* begin *

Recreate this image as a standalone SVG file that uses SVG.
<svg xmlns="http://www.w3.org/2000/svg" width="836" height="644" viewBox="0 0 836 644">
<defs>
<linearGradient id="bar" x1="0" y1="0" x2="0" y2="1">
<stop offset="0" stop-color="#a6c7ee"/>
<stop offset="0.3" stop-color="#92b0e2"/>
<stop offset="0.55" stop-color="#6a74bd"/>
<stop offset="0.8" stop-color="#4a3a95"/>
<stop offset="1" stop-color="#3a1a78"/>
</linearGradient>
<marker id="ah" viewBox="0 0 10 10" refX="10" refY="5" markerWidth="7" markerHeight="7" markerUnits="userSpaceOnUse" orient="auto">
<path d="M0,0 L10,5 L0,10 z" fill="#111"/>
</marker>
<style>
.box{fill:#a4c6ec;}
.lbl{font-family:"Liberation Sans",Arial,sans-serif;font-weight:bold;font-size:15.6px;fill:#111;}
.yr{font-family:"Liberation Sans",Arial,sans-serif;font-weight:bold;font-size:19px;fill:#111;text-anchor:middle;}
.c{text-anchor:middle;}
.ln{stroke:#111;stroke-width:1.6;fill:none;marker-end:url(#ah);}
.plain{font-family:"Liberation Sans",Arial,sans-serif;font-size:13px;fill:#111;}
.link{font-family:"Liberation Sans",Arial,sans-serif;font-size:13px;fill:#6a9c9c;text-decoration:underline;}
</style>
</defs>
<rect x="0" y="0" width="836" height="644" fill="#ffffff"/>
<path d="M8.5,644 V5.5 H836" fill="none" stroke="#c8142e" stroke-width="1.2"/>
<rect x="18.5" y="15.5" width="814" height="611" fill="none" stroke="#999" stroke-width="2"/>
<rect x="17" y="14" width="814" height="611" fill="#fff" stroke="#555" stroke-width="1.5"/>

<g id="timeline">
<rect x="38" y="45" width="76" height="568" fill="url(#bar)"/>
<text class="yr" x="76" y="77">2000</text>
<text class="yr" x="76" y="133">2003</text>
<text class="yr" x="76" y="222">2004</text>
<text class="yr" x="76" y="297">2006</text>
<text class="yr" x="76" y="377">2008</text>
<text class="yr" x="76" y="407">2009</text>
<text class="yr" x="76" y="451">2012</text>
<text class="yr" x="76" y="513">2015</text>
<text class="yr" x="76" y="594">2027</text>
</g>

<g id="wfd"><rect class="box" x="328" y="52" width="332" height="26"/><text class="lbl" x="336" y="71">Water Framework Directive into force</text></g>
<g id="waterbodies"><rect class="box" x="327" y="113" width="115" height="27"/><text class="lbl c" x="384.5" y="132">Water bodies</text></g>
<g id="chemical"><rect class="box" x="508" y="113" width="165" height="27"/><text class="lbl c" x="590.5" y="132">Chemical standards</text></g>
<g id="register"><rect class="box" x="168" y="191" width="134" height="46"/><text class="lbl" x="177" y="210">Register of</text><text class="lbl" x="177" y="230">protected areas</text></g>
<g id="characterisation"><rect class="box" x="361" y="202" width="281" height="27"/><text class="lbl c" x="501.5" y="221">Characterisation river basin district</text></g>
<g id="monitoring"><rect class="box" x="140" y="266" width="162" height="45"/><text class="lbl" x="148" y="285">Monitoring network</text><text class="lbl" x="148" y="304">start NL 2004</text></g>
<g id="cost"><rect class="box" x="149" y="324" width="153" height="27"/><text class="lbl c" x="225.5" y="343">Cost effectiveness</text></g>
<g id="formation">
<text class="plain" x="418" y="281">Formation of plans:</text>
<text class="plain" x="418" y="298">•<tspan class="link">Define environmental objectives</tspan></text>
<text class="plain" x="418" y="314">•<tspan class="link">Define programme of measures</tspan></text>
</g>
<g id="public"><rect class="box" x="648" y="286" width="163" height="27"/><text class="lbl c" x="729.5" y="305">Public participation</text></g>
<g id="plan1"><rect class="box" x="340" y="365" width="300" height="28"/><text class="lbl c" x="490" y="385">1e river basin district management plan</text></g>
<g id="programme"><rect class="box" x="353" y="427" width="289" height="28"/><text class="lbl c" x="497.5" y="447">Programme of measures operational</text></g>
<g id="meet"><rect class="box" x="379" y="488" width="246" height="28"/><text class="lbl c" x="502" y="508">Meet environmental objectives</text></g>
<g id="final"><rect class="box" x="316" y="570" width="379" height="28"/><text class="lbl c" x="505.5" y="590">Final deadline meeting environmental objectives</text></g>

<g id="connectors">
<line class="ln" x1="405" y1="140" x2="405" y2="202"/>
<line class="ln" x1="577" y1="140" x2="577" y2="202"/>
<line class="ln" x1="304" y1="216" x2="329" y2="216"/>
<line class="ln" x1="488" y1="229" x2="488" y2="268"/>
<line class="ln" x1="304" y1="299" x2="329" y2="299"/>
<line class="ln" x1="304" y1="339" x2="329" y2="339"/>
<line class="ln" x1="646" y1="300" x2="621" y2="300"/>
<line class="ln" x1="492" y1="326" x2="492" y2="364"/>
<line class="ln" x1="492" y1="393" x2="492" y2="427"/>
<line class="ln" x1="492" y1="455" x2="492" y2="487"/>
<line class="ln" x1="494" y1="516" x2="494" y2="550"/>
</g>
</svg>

* end *

§ **GIVEN TASK**
Output the data above exactly, please, line for line.

§ **RESPONSE FOR THIS EXERCISE**
Recreate this image as a standalone SVG file that uses SVG.
<svg xmlns="http://www.w3.org/2000/svg" width="836" height="644" viewBox="0 0 836 644">
<defs>
<linearGradient id="bar" x1="0" y1="0" x2="0" y2="1">
<stop offset="0" stop-color="#a6c7ee"/>
<stop offset="0.3" stop-color="#92b0e2"/>
<stop offset="0.55" stop-color="#6a74bd"/>
<stop offset="0.8" stop-color="#4a3a95"/>
<stop offset="1" stop-color="#3a1a78"/>
</linearGradient>
<marker id="ah" viewBox="0 0 10 10" refX="10" refY="5" markerWidth="7" markerHeight="7" markerUnits="userSpaceOnUse" orient="auto">
<path d="M0,0 L10,5 L0,10 z" fill="#111"/>
</marker>
<style>
.box{fill:#a4c6ec;}
.lbl{font-family:"Liberation Sans",Arial,sans-serif;font-weight:bold;font-size:15.6px;fill:#111;}
.yr{font-family:"Liberation Sans",Arial,sans-serif;font-weight:bold;font-size:19px;fill:#111;text-anchor:middle;}
.c{text-anchor:middle;}
.ln{stroke:#111;stroke-width:1.6;fill:none;marker-end:url(#ah);}
.plain{font-family:"Liberation Sans",Arial,sans-serif;font-size:13px;fill:#111;}
.link{font-family:"Liberation Sans",Arial,sans-serif;font-size:13px;fill:#6a9c9c;text-decoration:underline;}
</style>
</defs>
<rect x="0" y="0" width="836" height="644" fill="#ffffff"/>
<path d="M8.5,644 V5.5 H836" fill="none" stroke="#c8142e" stroke-width="1.2"/>
<rect x="18.5" y="15.5" width="814" height="611" fill="none" stroke="#999" stroke-width="2"/>
<rect x="17" y="14" width="814" height="611" fill="#fff" stroke="#555" stroke-width="1.5"/>

<g id="timeline">
<rect x="38" y="45" width="76" height="568" fill="url(#bar)"/>
<text class="yr" x="76" y="77">2000</text>
<text class="yr" x="76" y="133">2003</text>
<text class="yr" x="76" y="222">2004</text>
<text class="yr" x="76" y="297">2006</text>
<text class="yr" x="76" y="377">2008</text>
<text class="yr" x="76" y="407">2009</text>
<text class="yr" x="76" y="451">2012</text>
<text class="yr" x="76" y="513">2015</text>
<text class="yr" x="76" y="594">2027</text>
</g>

<g id="wfd"><rect class="box" x="328" y="52" width="332" height="26"/><text class="lbl" x="336" y="71">Water Framework Directive into force</text></g>
<g id="waterbodies"><rect class="box" x="327" y="113" width="115" height="27"/><text class="lbl c" x="384.5" y="132">Water bodies</text></g>
<g id="chemical"><rect class="box" x="508" y="113" width="165" height="27"/><text class="lbl c" x="590.5" y="132">Chemical standards</text></g>
<g id="register"><rect class="box" x="168" y="191" width="134" height="46"/><text class="lbl" x="177" y="210">Register of</text><text class="lbl" x="177" y="230">protected areas</text></g>
<g id="characterisation"><rect class="box" x="361" y="202" width="281" height="27"/><text class="lbl c" x="501.5" y="221">Characterisation river basin district</text></g>
<g id="monitoring"><rect class="box" x="140" y="266" width="162" height="45"/><text class="lbl" x="148" y="285">Monitoring network</text><text class="lbl" x="148" y="304">start NL 2004</text></g>
<g id="cost"><rect class="box" x="149" y="324" width="153" height="27"/><text class="lbl c" x="225.5" y="343">Cost effectiveness</text></g>
<g id="formation">
<text class="plain" x="418" y="281">Formation of plans:</text>
<text class="plain" x="418" y="298">•<tspan class="link">Define environmental objectives</tspan></text>
<text class="plain" x="418" y="314">•<tspan class="link">Define programme of measures</tspan></text>
</g>
<g id="public"><rect class="box" x="648" y="286" width="163" height="27"/><text class="lbl c" x="729.5" y="305">Public participation</text></g>
<g id="plan1"><rect class="box" x="340" y="365" width="300" height="28"/><text class="lbl c" x="490" y="385">1e river basin district management plan</text></g>
<g id="programme"><rect class="box" x="353" y="427" width="289" height="28"/><text class="lbl c" x="497.5" y="447">Programme of measures operational</text></g>
<g id="meet"><rect class="box" x="379" y="488" width="246" height="28"/><text class="lbl c" x="502" y="508">Meet environmental objectives</text></g>
<g id="final"><rect class="box" x="316" y="570" width="379" height="28"/><text class="lbl c" x="505.5" y="590">Final deadline meeting environmental objectives</text></g>

<g id="connectors">
<line class="ln" x1="405" y1="140" x2="405" y2="202"/>
<line class="ln" x1="577" y1="140" x2="577" y2="202"/>
<line class="ln" x1="304" y1="216" x2="329" y2="216"/>
<line class="ln" x1="488" y1="229" x2="488" y2="268"/>
<line class="ln" x1="304" y1="299" x2="329" y2="299"/>
<line class="ln" x1="304" y1="339" x2="329" y2="339"/>
<line class="ln" x1="646" y1="300" x2="621" y2="300"/>
<line class="ln" x1="492" y1="326" x2="492" y2="364"/>
<line class="ln" x1="492" y1="393" x2="492" y2="427"/>
<line class="ln" x1="492" y1="455" x2="492" y2="487"/>
<line class="ln" x1="494" y1="516" x2="494" y2="550"/>
</g>
</svg>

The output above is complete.